В средние века кварталы, населенные людьми одного сословия и определенной профессии, огораживались стенами, ворота в них закрывались на ночь. В современном Каире об этом напоминают лишь сохранившиеся в топографии города названия ворот. В первой половине XX в. с ростом общественной активности среднего класса в ходе и после революции 1919 г. сословные перегородки только начинали разрушаться. Развитие буржуазных отношений открывало перед детьми мелких торговцев и чиновников возможность получить образование, даже поступить в университет, но занять после его окончания приличную должность удавалось только при наличии престижных знакомств или родственных связей.

Молодой человек, чаще всего сын мелкого чиновника, осознавший самоценность собственной личности, мечтающий пробиться наверх в обществе, где господствуют деньги, и терпящий неизбежное на этом пути крушение иллюзий, — персонаж, во многом родственный героям Бальзака и Золя, — является главным действующим — именно действующим, совершающим самостоятельные, диктуемые его самооценкой и намеченной им себе целью поступки — лицом каирских романов Махфуза. Его перемещения из квартала в квартал, из одной среды в другую соответствуют «экстенсивному» характеру освоения литературой действительности, художественного исследования образа жизни, верований, психологии, нравственных понятий, политических взглядов всех сословий каирского общества. Общества, которое уже затронуто брожением, подрывающим традиционные устои его существования. Само же перемещение персонажа — в силу обстоятельств либо из собственных побуждений — чаще всего имеет для него печальные и даже трагические последствия. Ни одна из девушек, пытающихся добиться «лучшей жизни», не находит в этом обществе иного пути, кроме торговли своим телом.

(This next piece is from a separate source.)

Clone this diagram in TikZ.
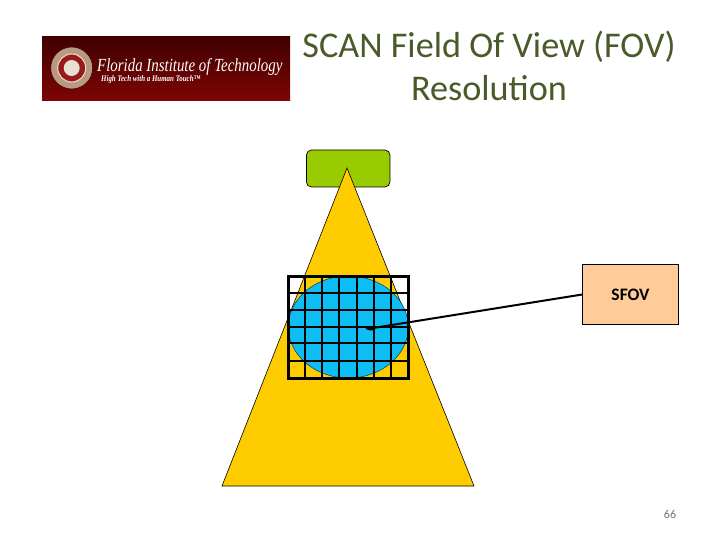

В каждом из пяти романов Нагиб Махфуз с удивительной настойчивостью возвращается к одной и той же отправной точке сюжета — неучастию отца в судьбах детей. Отец либо умер, либо тяжело болен, либо бросил семью, и это обстоятельство имеет своим следствием не только материальные лишения и пробелы в нравственном воспитании героя, но и обрыв очень важных связей с прошлым, с традицией. Герой оказывается лишенным опоры и вынужден вслепую, на свой страх и риск прокладывать себе дорогу в жизни. Мотив безотцовщины связывает между собой романы цикла и распространяется на целое поколение молодых египтян, к которому принадлежал и сам писатель. Он служит метафорой углубляющегося разрыва между поколением отцов с его патриархальными нравами и воззрениями и той частью молодежи, которая уже прониклась новыми, пришедшими с Запада идеями и утратила уважение к традиционным ценностям.

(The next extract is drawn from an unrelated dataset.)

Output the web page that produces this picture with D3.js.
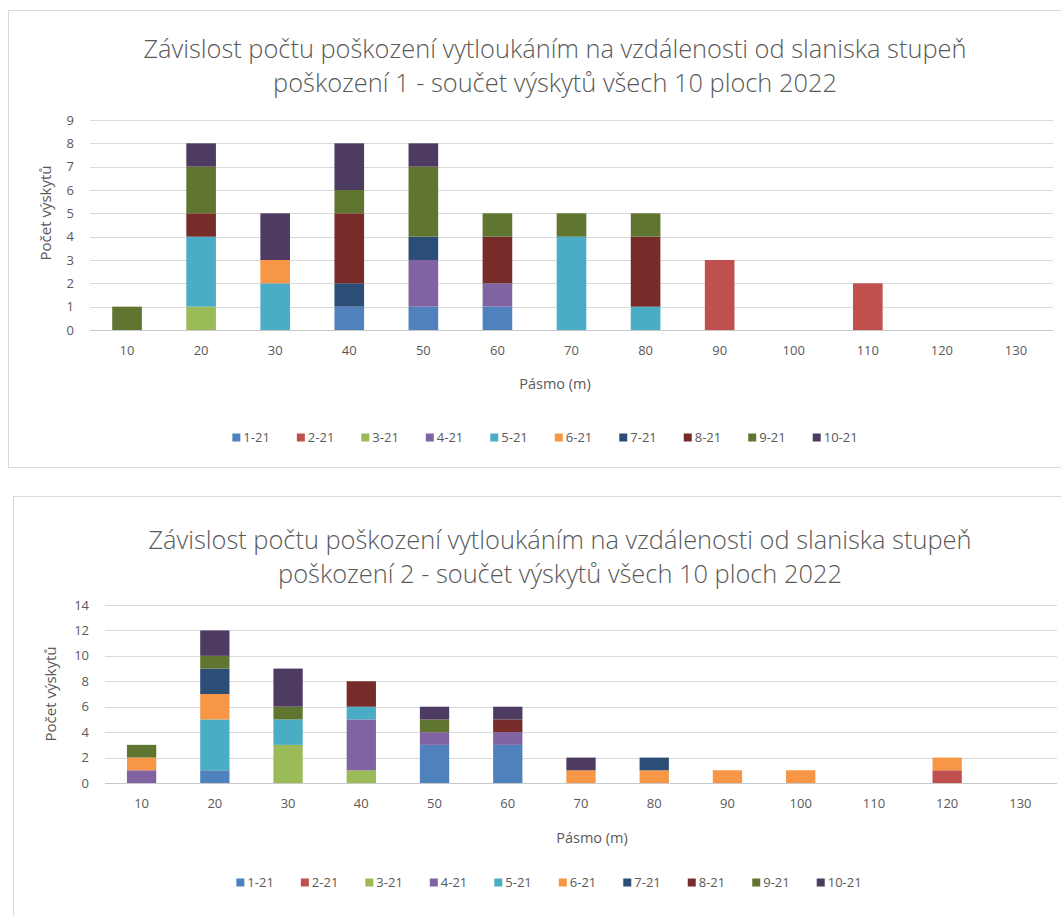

Нельзя говорить об автобиографичности кого-либо из героев романного цикла, но многим из них автор отдает отдельные эпизоды собственной жизни, личного опыта, ставит их в ситуации, сходные с теми, в которых когда-то оказывался сам. И одновременно Махфуз старается быть нейтрально объективным, давая высказаться персонажам, занимающим разные, в том числе непримиримые, позиции — ему важно охватить весь спектр взглядов и точек зрения, формирующих идеологическую атмосферу общества в описываемый период национальной истории. Именно эта авторская позиция породила критические споры вокруг собственных политических взглядов писателя.

Опыт реалистического письма, накопленный при написании пяти каирских романов, выработанный повествовательный стиль позволили Махфузу приступить к осуществлению уже зревшего у него замысла создания «романа поколений», семейной эпопеи. Как он вспоминал, мысль эта пришла ему по прочтении одной из книг по теории романа, где говорилось о романе подобного типа[62]. Примерно тогда же в Каире вышел небольшой роман Таха Хусейна «Древо несчастья» (1944), в котором кратко и довольно схематично описана история трех поколений одной семьи — своего рода прообраз нужного Махфузу типа романа в египетской прозе. Прочел Махфуз и самые известные европейские романы-эпопеи: кроме «Войны и мира», это были «Сага о Форсайтах» Джона Голсуорси, «Будденброки» Томаса Манна, «Жан Кристоф» Ромена Роллана.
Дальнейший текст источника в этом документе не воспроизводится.